Olho para estes amigos da foto e hoje, no dia da final, conto algo de cada um destes. Faltou o Roque Ferreira, que certamente neste dia, se vivo fosse estaria conosco. O Gilberto Truijo é destes que marco e busco e devolvo no portão de sua casa. Marcamos antes, compro os ingressos lá na banca do Adilson Chamorro e seguimos e permanecemos juntos. Essa rotina faz parte de nossas vidas e só foi quebrada agora neste campeonato, justamente por ter sido obrigado em permanecer em casa, justamente no final do campeonato, causado por virose e suspeita de covid. Não quiz colocar o amigo em risco e fiquei ouvindo o jogo pelo Jornada Esportiva, equipe do Rafael Antonio, um que se desdobra para continuar narrando futebol com dignidade, o que pouco se vê hoje na outra rádio, a Velha Klan, que transmite futebol como o faz com política, de forma desprezível.

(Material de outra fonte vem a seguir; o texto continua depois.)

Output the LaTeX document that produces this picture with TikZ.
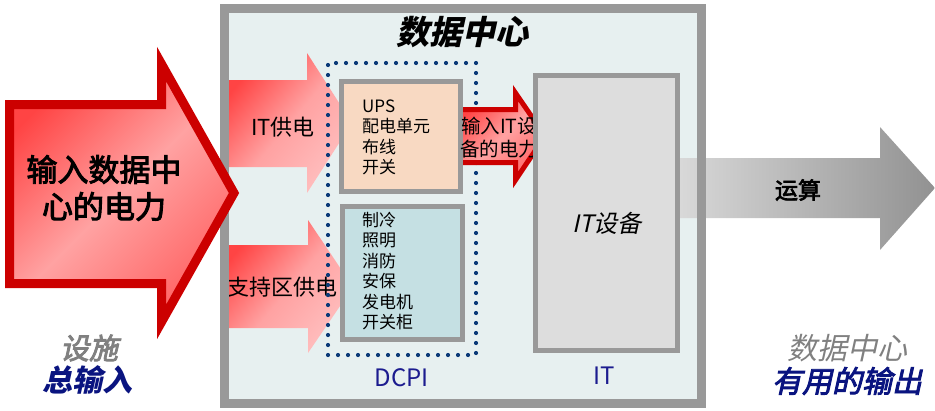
\documentclass[tikz,border=0pt]{standalone}
\usepackage{fontspec}
\setmainfont{Noto Sans CJK SC}
\newfontfamily\slantf[FakeSlant=0.22]{Noto Sans CJK SC}
\newfontfamily\medf[FakeBold=3]{Noto Sans CJK SC}
\newfontfamily\medslantf[FakeSlant=0.22,FakeBold=3]{Noto Sans CJK SC}
\definecolor{frameGray}{HTML}{999999}
\definecolor{frameFill}{HTML}{E7F0F0}
\definecolor{upsFill}{HTML}{F8D9C2}
\definecolor{coolFill}{HTML}{C5E0E3}
\definecolor{itFill}{HTML}{DDDDDD}
\definecolor{dotBlue}{HTML}{0B3A78}
\definecolor{labBlue}{HTML}{1C1C8F}
\definecolor{navy}{HTML}{0A1480}
\definecolor{darkRed}{HTML}{CC0000}
\definecolor{txtGray}{HTML}{808080}
\definecolor{redA}{HTML}{FF4444}
\definecolor{redB}{HTML}{FFA2A2}
\definecolor{redC}{HTML}{FF6464}
\definecolor{pinkD}{HTML}{FFC0C0}
\begin{document}
\begin{tikzpicture}[x=1pt,y=-1pt,
  framefill/.style={fill=frameFill,draw=none,minimum width=477pt,minimum height=395pt,inner sep=0pt},
  framestroke/.style={draw=frameGray,line width=9pt},
  inbox/.style={draw=frameGray,line width=5pt,inner sep=0pt},
  dotbox/.style={draw=dotBlue,line width=4.2pt,dash pattern=on 0pt off 10pt,line cap=round,inner sep=0pt},
  bigarrow/.style={top color=redA,bottom color=redC,middle color=redB,shading angle=45},
  subarrow/.style={top color=redA,bottom color=pinkD,middle color=redB,shading angle=50},
  midarrow/.style={top color=redA,bottom color=redC,middle color=redB,shading angle=45},
  grayarrow/.style={left color=black!15,right color=black!43},
  lab/.style={inner sep=0pt,align=center},
  listtxt/.style={inner sep=0pt,align=left,anchor=west,font=\fontsize{17}{20.4}\selectfont}
]
\useasboundingbox (0,0) rectangle (935,410);
% frame background
\node[framefill] (dc) at (463,206) {};
% IT power arrow
\path[subarrow] (228,80) -- (307,80) -- (307,53) -- (352,123) -- (307,193) -- (307,167) -- (228,167) -- cycle;
\node[lab,font=\fontsize{22}{26}\selectfont] (itpower) at (283,127) {IT供电};
% support power arrow
\path[subarrow] (228,245) -- (308,245) -- (308,220) -- (353,287) -- (308,353) -- (308,328) -- (228,328) -- cycle;
\node[lab,font=\fontsize{22}{26}\selectfont] (suppower) at (282,287) {支持区供电};
% dotted DCPI box
\node[dotbox,minimum width=148pt,minimum height=292pt] (dcpi) at (402,209) {};
% small red arrow
\path[midarrow] (461,109.5) -- (515.5,109.5) -- (515.5,93) -- (545,136) -- (515.5,180) -- (515.5,162.5) -- (461,162.5) -- cycle;
\draw[darkRed,line width=5pt,line join=miter] (461,109.5) -- (515.5,109.5) -- (515.5,93) -- (545,136) -- (515.5,180) -- (515.5,162.5) -- (461,162.5);
% boxes
\node[inbox,fill=upsFill,minimum width=119pt,minimum height=110pt] (ups) at (401,136.5) {};
\node[inbox,fill=coolFill,minimum width=120pt,minimum height=133pt] (cool) at (402.5,273) {};
\node[listtxt] (upslist) at (362,137.5) {UPS\\配电单元\\布线\\开关};
\node[listtxt] (coollist) at (362,271) {制冷\\照明\\消防\\安保\\发电机\\开关柜};
\node[lab,font=\fontsize{19.5}{23}\selectfont] (itin) at (499,138) {输入IT设\\备的电力};
% grey output arrow
\path[grayarrow] (678,158) -- (880,158) -- (880,127) -- (935,188) -- (880,250) -- (880,218) -- (678,218) -- cycle;
\node[inbox,fill=itFill,minimum width=142pt,minimum height=275pt] (it) at (606.5,213) {};
\node[lab,font=\slantf\fontsize{24}{28}\selectfont] (itdev) at (607,223) {IT设备};
% frame stroke
\draw[framestroke] (dc.north west) rectangle (dc.south east);
% big input arrow
\draw[bigarrow,draw=darkRed,line width=9pt,line join=miter] (9.5,104.5) -- (161.5,104.5) -- (161.5,64) -- (234,193) -- (161.5,322) -- (161.5,283.5) -- (9.5,283.5) -- cycle;
\node[lab,font=\medf\fontsize{31}{37}\selectfont] (bigtxt) at (104,188) {输入数据中\\心的电力};
% labels
\node[lab,font=\slantf\bfseries\fontsize{33}{37}\selectfont] (title) at (462,32) {数据中心};
\node[lab,text=labBlue,font=\fontsize{24}{28}\selectfont] (dcpilab) at (402,378) {DCPI};
\node[lab,text=labBlue,font=\fontsize{24}{28}\selectfont] (itlab) at (604,376) {IT};
\node[lab,font=\medf\fontsize{23}{27}\selectfont] (calc) at (798,190) {运算};
\node[lab,text=txtGray,font=\medslantf\fontsize{29}{33}\selectfont] (facil) at (89,348) {设施};
\node[lab,text=navy,font=\slantf\bfseries\fontsize{30}{34}\selectfont] (totin) at (87,380) {总输入};
\node[lab,text=txtGray,font=\slantf\fontsize{30}{34}\selectfont] (dcout) at (847,348) {数据中心};
\node[lab,text=navy,font=\medslantf\fontsize{30}{34}\selectfont] (useout) at (847,381) {有用的输出};
\end{tikzpicture}
\end{document}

Truijo é perceirão, assim como o Aurélio Alonso, jornalista de uma cepa inquebrantável, que conheci mais de perto no estádio, mais de uma década atrás e fomos juntando empatia, nos tornando amigos também fora do campo. São longas conversas, pelas redes sociais e desabafos mais intimistas, no reservado das redes. Como gostamos de convivência em bares, vez ou outra estamos nuns deles a prosear sobre futebol e política. Cláudio Lago é outro, o presidente do PT é hoje um dos mais próximos amigos, confidente e como o assunto entre nós nunca se encerra, o prolongamos e criamos novos lugares e ambientes para poder ir prolongando o papo. O campo do Noroeste é só mais um lugar. Ou ele passa em casa ou eu passo na dele e seguimos juntos. No último jogo por lá o vi comprando uma camiseta nova na loja do Noroeste, neste dia da foto e só foi usá-la no seguinte, um que já não pude ir. E ele também não foi, o que me colocou a matutar: será que só vai ao campo quando o convido?

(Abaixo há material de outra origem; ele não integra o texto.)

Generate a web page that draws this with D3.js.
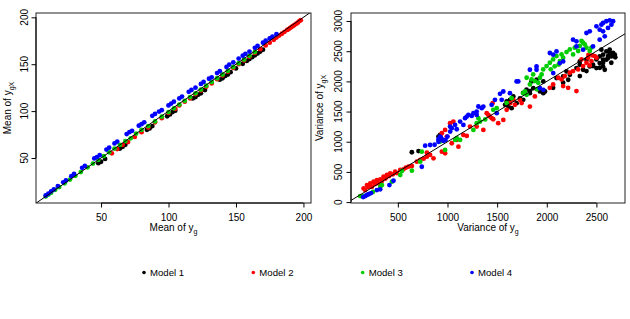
<!DOCTYPE html>
<meta charset="utf-8">
<style>
	body { margin: 0; background: #fff; }
	text { font-family: "Liberation Sans", Arial, sans-serif; fill: #000; }
</style>
<body>
	<script src="https://d3js.org/d3.v7.min.js"></script>
	<script>

		var width = 630;
		var height = 319;

		var models = ["Model 1", "Model 2", "Model 3", "Model 4"];
		var modelColors = ["#000000", "#FF0000", "#00CD00", "#0000FF"];

		var meanTicks = [50, 100, 150, 200];
		var varTicksX = [500, 1000, 1500, 2000, 2500];
		var varTicksY = [0, 500, 1000, 1500, 2000, 2500, 3000];

		// mean of y_g vs mean of y_gX, one array per model
		var mean1 = [[48,44.5],[50,46],[53,49],[64,60],[66,62],[68,64],[84,80],[86,81.5],[88,84],[99,94.5],[101,96.5],[103,99],[105,100.5],[118,113.5],[120,115],[122,117.5],[124,119],[127,122.5],[138,133.5],[140,135],[142,137.5],[144,139],[146,141.5],[150,145.5],[155,150.5],[158,153.5],[160,155.5],[162,157.5],[164,159.5],[166,161.5],[168,163.5],[170,165.5]];
		var mean2 = [[58,55],[62,59.5],[66,64],[70,67],[75,72.5],[80,77.5],[85,82.5],[90,88],[95,92.5],[100,98],[105,102.5],[108,106],[112,110],[116,113.5],[120,118],[124,122],[128,126],[132,129.5],[136,134],[140,138],[144,142],[148,146],[152,150],[156,154],[160,158],[164,162],[168,166],[172,170],[175,173],[178,176],[180,178.5],[182,180.5],[184,182.5],[186,184.5],[188,186.5],[189,187.5],[190,188.5],[191,189.5],[192,190.5],[193,191.5],[194,192.5],[195,193.5],[196,194.5],[197,196],[198,197]];
		var mean3 = [[9,9],[11,11],[13,13],[16,16],[19,19],[23,23],[27,27],[31,31],[35,35],[40,40],[44,44],[48,48],[52,52],[56,56],[60,60],[64,64],[68,68],[72,71],[76,76],[80,80],[85,84],[90,89],[95,94],[100,99],[104,103],[108,107],[112,111],[116,115],[120,119],[124,123],[128,127],[132,131],[136,135],[140,139],[144,143],[148,147],[152,151],[156,155],[160,159],[164,163]];
		var mean4 = [[9,10],[11,12],[13,14.5],[15,16.5],[18,20],[22,24],[24,26],[28,30.5],[30,33],[36,39.5],[38,41.5],[45,49.5],[47,51],[49,53],[54,59],[56,61],[60,65.5],[62,67.5],[69,75.5],[71,77.5],[73,79],[78,84.5],[80,86],[82,88],[88,95],[90,97],[93,99.5],[95,101],[100,106],[102,108],[104,110],[108,113.5],[110,115.5],[115,120.5],[117,122.5],[120,125],[124,129],[126,131],[130,134.5],[132,136],[136,140.5],[138,142.5],[143,147],[145,149.5],[148,152],[152,156],[155,159],[157,161],[160,163.5],[164,167.5],[166,169.5],[170,173],[172,175],[175,177.5],[177,179.5],[180,182]];

		// variance of y_g vs variance of y_gX, one array per model
		var var1 = [[641,826],[708,846],[909,1085],[925,1113],[930,1070],[1580,1611],[1596,1667],[1613,1584],[1629,1694],[1646,1556],[1663,1750],[1696,1639],[1730,1720],[1763,1694],[1762,1810],[1796,1865],[1829,1839],[1830,1805],[1847,2000],[1864,1888],[1897,2027],[1931,1833],[1965,1805],[1982,1833],[1965,2000],[2064,1894],[2098,2054],[2165,1977],[2165,2082],[2199,2165],[2216,2027],[2233,2110],[2299,2220],[2333,2088],[2333,2276],[2333,2331],[2366,2193],[2400,2171],[2400,2359],[2433,2248],[2466,2254],[2466,2276],[2500,2220],[2500,2364],[2500,2387],[2533,2303],[2533,2414],[2534,2226],[2550,2525],[2567,2248],[2567,2309],[2567,2359],[2567,2442],[2584,2193],[2600,2359],[2600,2497],[2617,2387],[2617,2420],[2634,2470],[2634,2525],[2650,2309],[2651,2414],[2667,2447],[2668,2470],[2685,2442],[2690,2400]];
		var var2 = [[155,227],[170,200],[189,282],[200,250],[222,310],[239,254],[255,337],[270,300],[289,365],[306,310],[323,377],[340,350],[356,420],[375,390],[390,449],[410,430],[423,476],[450,460],[473,504],[490,480],[524,532],[557,543],[580,570],[607,587],[641,598],[691,670],[725,698],[760,720],[792,753],[792,819],[825,781],[859,726],[943,836],[976,809],[943,1141],[976,1196],[993,1085],[1026,1307],[1059,1334],[1043,975],[1093,1030],[1110,919],[1160,1113],[1194,1096],[1227,1251],[1294,1251],[1361,1196],[1395,1473],[1411,1445],[1428,1417],[1445,1390],[1455,1640],[1461,1373],[1511,1307],[1562,1362],[1596,1528],[1629,1639],[1663,1694],[1679,1611],[1730,1694],[1747,1640],[1830,1583],[1880,1750],[2031,1894],[2064,1949],[2115,2060],[2149,2032],[2165,1922],[2182,2088],[2215,1894],[2232,2143],[2265,2171],[2299,1839],[2316,2198],[2350,2364],[2366,2254],[2400,2309],[2416,2392],[2420,2440],[2433,2264],[2450,2337],[2460,2430],[2483,2420],[2500,2392]];
		var var3 = [[120,100],[155,100],[205,133],[250,170],[323,254],[340,282],[440,338],[524,449],[541,515],[641,520],[725,670],[741,836],[926,1002],[976,864],[1077,1030],[1093,1058],[1127,1030],[1261,1196],[1294,1307],[1311,1390],[1328,1334],[1380,1370],[1461,1528],[1495,1556],[1596,1640],[1646,1722],[1763,1805],[1780,1832],[1797,1777],[1797,2060],[1830,1949],[1847,2032],[1863,2115],[1880,2005],[1900,1870],[1914,1977],[1931,2060],[1948,2115],[1964,2198],[1998,2254],[2031,2309],[2040,2200],[2064,2364],[2080,2250],[2098,2420],[2120,2280],[2132,2337],[2149,2447],[2165,2392],[2199,2486],[2232,2530],[2265,2447],[2282,2558],[2316,2503],[2333,2586],[2350,2669],[2366,2641],[2383,2613],[2400,2558],[2433,2503],[2450,2560]];
		var var4 = [[151,83],[172,100],[185,116],[205,130],[230,150],[289,199],[322,211],[415,282],[456,354],[741,586],[775,935],[825,946],[870,950],[909,1000],[909,1041],[925,1085],[933,1069],[942,1041],[959,1013],[980,1030],[1000,1085],[1026,1251],[1027,1168],[1043,1224],[1076,1279],[1093,1207],[1127,1334],[1160,1279],[1177,1390],[1194,1417],[1211,1445],[1244,1428],[1261,1473],[1294,1445],[1294,1500],[1311,1584],[1345,1556],[1361,1583],[1445,1611],[1478,1694],[1496,1473],[1529,1794],[1546,1694],[1562,1832],[1629,1805],[1696,2000],[1713,2000],[1830,2193],[1897,2193],[1897,2248],[1931,1888],[1965,1860],[2031,2470],[2065,2137],[2065,2442],[2098,2497],[2132,2303],[2165,2331],[2265,2691],[2299,2580],[2299,2663],[2366,2525],[2400,2802],[2433,2830],[2466,2580],[2500,2913],[2533,2691],[2533,2857],[2550,2940],[2567,2830],[2567,2968],[2584,2746],[2600,2996],[2617,2885],[2634,3012],[2651,2940],[2668,2996]];

		var panels = [
			{id: "mean", left: 36, right: 311, top: 13, bottom: 203,
			 xDomain: [1.8, 205.6], yDomain: [2, 204.6],
			 xTicks: meanTicks, yTicks: meanTicks,
			 series: [mean1, mean2, mean3, mean4],
			 xLabel: ["Mean of y", "g"], yLabel: ["Mean of y", "gX"],
			 yTickX: 27.5, yLabelX: 11},
			{id: "var", left: 351, right: 625, top: 13, bottom: 203,
			 xDomain: [28, 2788], yDomain: [-15, 3133],
			 xTicks: varTicksX, yTicks: varTicksY,
			 series: [var1, var2, var3, var4],
			 xLabel: ["Variance of y", "g"], yLabel: ["Variance of y", "gX"],
			 yTickX: 341.5, yLabelX: 323}
		];

		var tickLen = 4.5;
		var pointR = 2.4;

		var svg = d3.select("body").append("svg")
			.attr("width", width)
			.attr("height", height);

		function addLabel(sel, parts) {
			sel.append("tspan").text(parts[0]);
			sel.append("tspan")
				.attr("font-size", "7px")
				.attr("dy", 2.5)
				.text(parts[1]);
		}

		panels.forEach(function(p) {
			var x = d3.scaleLinear().domain(p.xDomain).range([p.left, p.right]);
			var y = d3.scaleLinear().domain(p.yDomain).range([p.bottom, p.top]);

			svg.append("clipPath")
				.attr("id", "clip-" + p.id)
				.append("rect")
				.attr("x", p.left)
				.attr("y", p.top)
				.attr("width", p.right - p.left)
				.attr("height", p.bottom - p.top);

			var g = svg.append("g").attr("clip-path", "url(#clip-" + p.id + ")");

			// points, model 1 drawn first
			p.series.forEach(function(s, i) {
				g.selectAll("circle.m" + i)
					.data(s)
					.enter()
					.append("circle")
					.attr("class", "m" + i)
					.attr("cx", function(d) { return x(d[0]); })
					.attr("cy", function(d) { return y(d[1]); })
					.attr("r", pointR)
					.attr("fill", modelColors[i]);
			});

			// y = x reference line
			var lo = Math.min(p.xDomain[0], p.yDomain[0]);
			var hi = Math.max(p.xDomain[1], p.yDomain[1]);
			g.append("line")
				.attr("x1", x(lo)).attr("y1", y(lo))
				.attr("x2", x(hi)).attr("y2", y(hi))
				.attr("stroke", "black")
				.attr("stroke-width", 1);

			// box
			svg.append("rect")
				.attr("x", p.left)
				.attr("y", p.top)
				.attr("width", p.right - p.left)
				.attr("height", p.bottom - p.top)
				.attr("fill", "none")
				.attr("stroke", "#222")
				.attr("stroke-width", 1);

			// x axis
			var xAxis = d3.axisBottom(x)
				.tickValues(p.xTicks)
				.tickSize(tickLen)
				.tickPadding(6)
				.tickFormat(d3.format("d"));
			var ax = svg.append("g")
				.attr("transform", "translate(0," + p.bottom + ")")
				.call(xAxis);
			ax.select(".domain")
				.attr("d", "M" + x(p.xTicks[0]) + ",0H" + x(p.xTicks[p.xTicks.length - 1]));
			ax.selectAll("text")
				.attr("font-family", "Liberation Sans, Arial, sans-serif")
				.attr("font-size", "10px")
				.attr("fill", "#222");

			// y axis, labels rotated like R
			var yAxis = d3.axisLeft(y)
				.tickValues(p.yTicks)
				.tickSize(tickLen)
				.tickFormat("");
			var ay = svg.append("g")
				.attr("transform", "translate(" + p.left + ",0)")
				.call(yAxis);
			ay.select(".domain")
				.attr("d", "M0," + y(p.yTicks[0]) + "V" + y(p.yTicks[p.yTicks.length - 1]));

			svg.selectAll("text.yt-" + p.id)
				.data(p.yTicks)
				.enter()
				.append("text")
				.attr("class", "yt-" + p.id)
				.attr("transform", function(d) { return "translate(" + p.yTickX + "," + y(d) + ") rotate(-90)"; })
				.attr("text-anchor", "middle")
				.attr("font-size", "10px")
				.attr("fill", "#222")
				.text(function(d) { return d; });

			// axis titles
			var xl = svg.append("text")
				.attr("x", (p.left + p.right) / 2)
				.attr("y", 231)
				.attr("text-anchor", "middle")
				.attr("font-size", "10px")
				.attr("fill", "#222");
			addLabel(xl, p.xLabel);

			var yl = svg.append("text")
				.attr("transform", "translate(" + p.yLabelX + "," + (p.top + p.bottom) / 2 + ") rotate(-90)")
				.attr("text-anchor", "middle")
				.attr("font-size", "10px")
				.attr("fill", "#222");
			addLabel(yl, p.yLabel);
		});

		// legend
		var legendX = d3.scalePoint().domain(models).range([144, 472]);
		var leg = svg.selectAll("g.legend")
			.data(models)
			.enter()
			.append("g")
			.attr("class", "legend")
			.attr("transform", function(d) { return "translate(" + legendX(d) + ",272.5)"; });
		leg.append("circle")
			.attr("r", 1.8)
			.attr("fill", function(d, i) { return modelColors[i]; });
		leg.append("text")
			.attr("x", 6)
			.attr("y", 3.5)
			.attr("font-size", "9.6px")
			.attr("fill", "#222")
			.text(function(d) { return d; });

	</script>
</body>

Esses todos são do meu time, o da boa prosa e noroestinos. Aurélio nem bauruense é, mas se o convidar para ir ver um jogo do seu Santacruzense, que neste ano, na Bezinha, a A4, só perde, bem possível irmos, mesmo tendo que rodar 100 kms. Já pensamos em ir, agora que o campeonato da AIII terminou em prestigiar o XV de Jaú num domingo pela manhã ou mesmo o Novorizontino na B do Brasileiro, em 150 km de distância. Imagina ver um Vasco, um Grêmio, um Cruzeiro ou Sport por lá? Somos loucos o suficiente para irmos nessa e em outras juntos. Essa turma aqui da foto é dos que topam tudo, ou melhor, quase tudo. Ser noroestino é um estado de espírito, algo que nos aproxima e nos fortalece en quanto amigos. A gente não precisa de muitos motivos para voltar a se encontrar e o futebol é só mais um deles - o Fora Bolsonaro outro. Somos assim, pervertidos, pero no mutcho, rueiros e loucos para botar o bloco nas ruas. Hoje o Noroeste é o papo do dia. Nenhum de nós esteve em Ribeirão para presenciar o jogo decisivo, mas sei, todos torceram com o radinho plugado e na sequência, na Copa Paulista estaremos juntos novamente, enfim, a gente precisa estar sempre com um bom motivo para continuar se encontrando e o Noroeste é um dos melhores. Viva o Noroeste e essas possibilidades por ele proporcionadas e aqui revelados.